Continuing Red Flags: 85,000 “Purged” Voters Still Recorded as Voting in New York
by Floyd Patrick, Project CIVICA Data Analyst and Kim Hermance, President and Co-Director Project CIVICA.
March 2026 Election Integrity Snapshot Raises Serious Questions About Voter Roll Accuracy
New York’s voter rolls are massive, complex, and legally required to be accurate, auditable, and continuously maintained. But the latest March 2026 Election Integrity Score Sheet reveals a set of anomalies that demand closer scrutiny—none more concerning than this:
85,469 voters are recorded as having voted after their purge date.
This is not a marginal discrepancy. It is a structural red flag.
If voter records are being marked as removed—whether due to death, relocation, or other lawful reasons—those individuals should not subsequently appear in the voting history. When they do, it raises a fundamental question:
Is the system accurately maintaining voter eligibility—or accurately recording voter activity?
The Scale of the System
Before examining the anomalies, it is important to understand the size of the dataset:
13.59 million active voters
940,960 inactive voters
Over 10 million voters previously purged
In just the last month:
34,609 voters were added
27,701 voters were removed
This is not a static system—it is a constantly shifting database that requires precision and consistency to comply with federal law, including the National Voter Registration Act and the Help America Vote Act.
The Most Alarming Finding: “Purged, But Voted”
The presence of 85,469 individuals recorded as voting after being purged represents one of the most serious integrity signals in the dataset.
There are only a few possible explanations:
Data integrity failure (records not synchronized or updated correctly)
Improper or premature purge classifications
Delayed or inconsistent vote-history updates
Audit trail deficiencies that prevent verification of changes
None of these explanations are benign.
Under federal law, statewide voter databases must be accurate, uniform, and auditable. If a voter’s status can change without a clear, traceable sequence of events—or if vote history appears or disappears without explanation—the system fails the basic test of auditability.
And without auditability, there is no way to independently verify outcomes.
Compounding Irregularities
The “purged-but-voted” issue does not exist in isolation. It sits within a broader pattern of anomalies:
Duplicate and Cross-State Registrations
145,378 in-state duplicates
86,171 NY/NJ duplicates
12,618 NY/Florida duplicates
Duplicate registrations are not inherently illegal—but they must be reconciled. Failure to do so creates the risk of duplicate voting, inaccurate voter counts, and administrative confusion across jurisdictions.

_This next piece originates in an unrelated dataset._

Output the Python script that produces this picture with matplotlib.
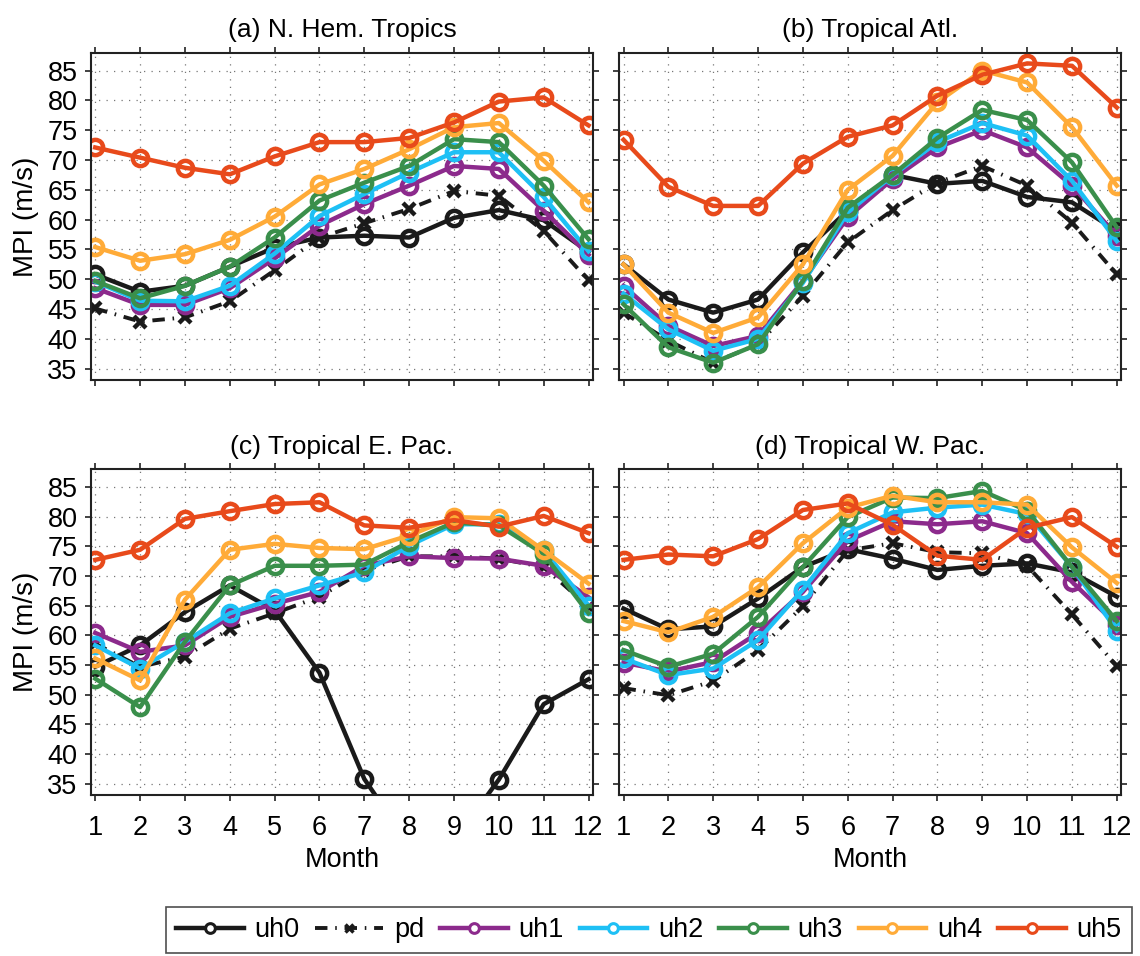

Voters Who Have Left—but Remain Registered
247,602 voters identified as having moved out of state but still on New York rolls
Under the NVRA, states are required to conduct reasonable list maintenance using tools like the National Change of Address (NCOA) system. A number of this magnitude suggests either:
Delays in processing interstate moves, or
Insufficient cross-state coordination
Both scenarios undermine confidence in roll accuracy.
Suspected Deceased Voters Still Active
16,394 suspected deceased voters listed as active
This category is particularly sensitive. While “suspected” does not mean confirmed, the presence of such records underscores the importance of timely death record matching and removal protocols.
Long-Term Non-Voting Registrants
1.73 million voters who have not voted in the last two federal elections
1.19 million who have not voted in 5+ years
Federal law is clear: voters cannot be removed solely for inactivity. However, these figures highlight the need for proper confirmation notice processes and consistent maintenance cycles.
Other Data Integrity Flags
1,036 duplicate SBOEID numbers
506 voters registered at postal addresses
2,946 active voters with irregular birthdates
1 registrant under age 16
Individually, some of these may appear minor. Collectively, they indicate systemic data quality challenges.
Why This Matters
Election integrity is not determined by rhetoric or assumptions—it is determined by data integrity, transparency, and compliance with law.
The NVRA requires that voter list maintenance be:
Continuous
Uniform
Nondiscriminatory
HAVA requires that statewide databases be:
Accurate
Centralized
Auditable
The anomalies identified in this snapshot—particularly the 85,469 “purged-but-voted” records—raise legitimate questions about whether those standards are being met consistently.
The Bottom Line
This dataset does not prove widespread wrongdoing. But it does reveal something equally important:
A system where critical data points conflict with one another—and where those conflicts cannot be easily explained or audited.
That is not a political issue.
That is a data integrity issue.
And ultimately, it is a public trust issue.
What Comes Next
These findings point to the need for:
Enhanced audit trails within the statewide voter database
Improved cross-state data sharing and reconciliation
Transparent reporting of list maintenance activity
Independent review of anomalies such as “purged-but-voted” records
Election systems do not need to be perfect—but they must be verifiable.
Without verifiability, confidence erodes.
And when confidence erodes, participation—and trust in outcomes—follows.